So, the diagrams on cell dependencies represent Directed Acyclic (hopefully) Graphs with an entry point at a Single Source which is the first Cell to be updated.

Topological sort is a sorting technique that involves visiting each node and the nodes it links to in turn (often called 'traversing' the graph) in such a way that all dependent nodes are listed last. You can walk the graph in 2 ways, "Breadth first" (BFS), or "Depth first" (DFS). This is actually rather intuitive:

• Breadth-first means visiting all the nodes from the Source node. Then all the nodes pointed to from all of these nodes. And so on.
• Depth-first means starting with the Source node, and diving all the way down first one branch, then the next.

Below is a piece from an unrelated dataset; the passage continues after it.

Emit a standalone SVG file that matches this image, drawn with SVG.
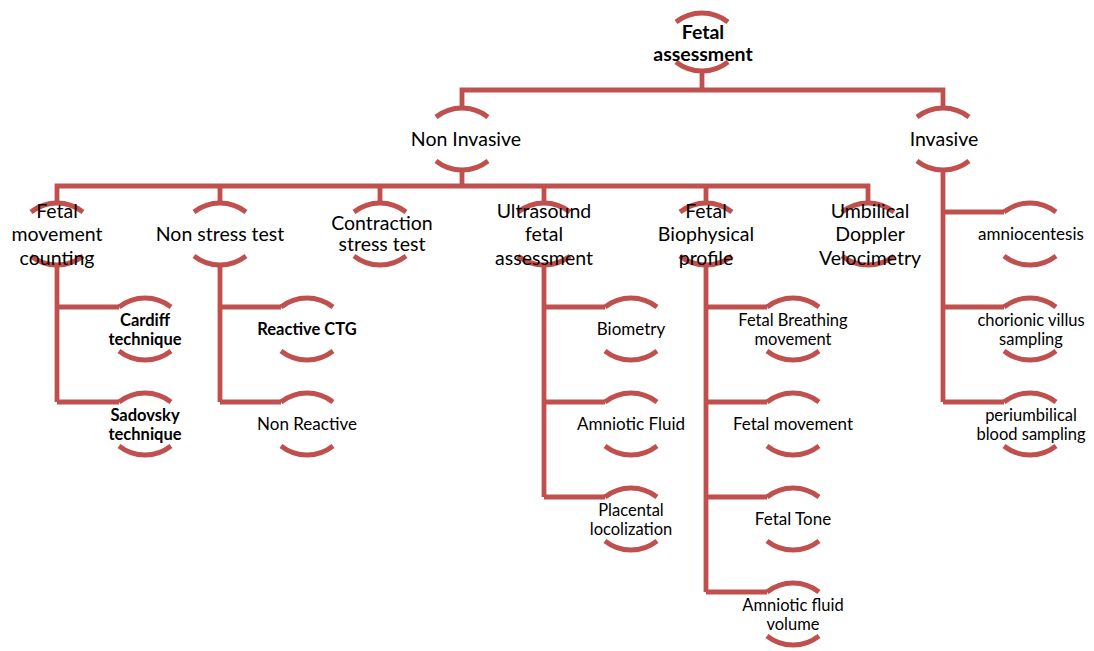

An accurate & elegant description of the topological sort algorithm, then, is to do a depth first search and list the nodes in the order in which they are last seen. The easiest way to understand this is with an example:

   .-->B--.
  /        \
 A          +-->D-->E
  \        /
   `-->C--'

Starting with cell A we follow this branch to its end (depth first)

• A
• A B
• A B D
• A B D E

and then start on the other branch

• A B D E
• A B D E C
• A B D E C D   (now that D has appeared later, we scrap the earlier entry)
• A B D E C D E

Leaving

• A B C D E

If none of this makes sense, you're in good company. Certainly, I found a lot of this baffling, and I had better teachers than me. (Specifically, I read the Graphs section in Algorithms with Perl which is quite extensive and clear, and offers nice implementations - albeit not in J2ME). I've come across one book, Introduction to Data Structures and Algorithms with Java, which I didn't buy because it is old (in Computer book terms), and also looks like it spends a lot of time looking at non-graph related things like AWT, which makes it seem a bit incoherent). Maybe this book is good? I think it's also worth looking at language-generic introductory guides to Computer Science.

Beginning an implementation

It is fairly trivial to implement a minimal graph-walking algorithm doing a simple recursive tree walk. Of course it's often more elegant to do this iteratively. (For example Dominus will have some chapters on this in his forthcoming book). Using the Iterator interface is also Java best practise. (Though I think J2ME doesn't define the Iterator interface).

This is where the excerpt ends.